Don’t Go There, Don’t Do That: Kids Today Have a Lot Less Freedom Than Their Parents Did

Snapshots of life at home.
Aug. 6 2014 10:42 AM

The Shortening Leash

Six thousand respondents to the Slate survey and the trend is clear: Kids today have a lot less freedom than their parents did.

Park Alone.
The picture of childhood today looks a lot less wild and reckless and a lot more monitored.

Photo by Shutterstock

What were you allowed to do when you were a kid? In July, South Carolina mother Debra Harrell was arrested for allowing her 9-year-old daughter to play in the park unattended while she was at work.

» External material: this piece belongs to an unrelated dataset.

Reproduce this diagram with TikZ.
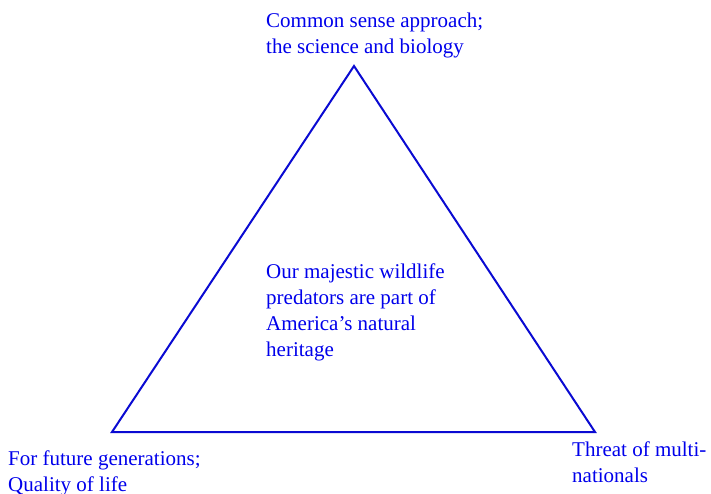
\documentclass[tikz,border=0pt]{standalone}
\usepackage{fontspec}
\setmainfont{Liberation Serif}
\definecolor{lineblue}{RGB}{10,10,210}
\definecolor{textblue}{RGB}{0,0,235}
\begin{document}
\begin{tikzpicture}[x=1pt,y=-1pt,
  label/.style={text=textblue, font=\fontsize{21}{26}\selectfont, align=left, inner sep=0pt, anchor=north west},
  edge/.style={draw=lineblue, line width=2pt, line join=miter}]
\useasboundingbox (0,0) rectangle (711,493);
\coordinate (top) at (354,66);
\coordinate (left) at (112,432);
\coordinate (right) at (595,432);
\draw[edge] (top) -- (left) -- (right) -- cycle;
\node[label] (science) at (266,12.5) {Common sense approach;\\the science and biology};
\node[label] (center) at (266,263.5) {Our majestic wildlife\\predators are part of\\America’s natural\\heritage};
\node[label] (future) at (8,451) {For future generations;\\Quality of life};
\node[label] (threat) at (572,442) {Threat of multi-\\nationals};
\end{tikzpicture}
\end{document}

Harrell’s arrest prompted outrage, but also an outpouring of nostalgia, as indignant readers remembered activities they routinely did as children that are considered near criminal today. So we asked Slate readers to answer a survey about what they were allowed to do as kids, and also what they let their own children do today. About 6,000 of you answered, and the results give a fairly clear picture, over several decades, of a shortening leash for American children.

First, one of our favorite respondent anecdotes, from a reader born in 1977 who wrote of a science experiment gone very, very wrong:

We made napalm in middle school chemistry and were allowed to bring it home. I coated my G.I. Joes in the stuff and lit them on fire in the driveway. Almost burned my hand off grabbing them, but luckily I felt the heat and remembered the napalm's flames were invisible. Parents never found out because they were at work. Latch-key childhood!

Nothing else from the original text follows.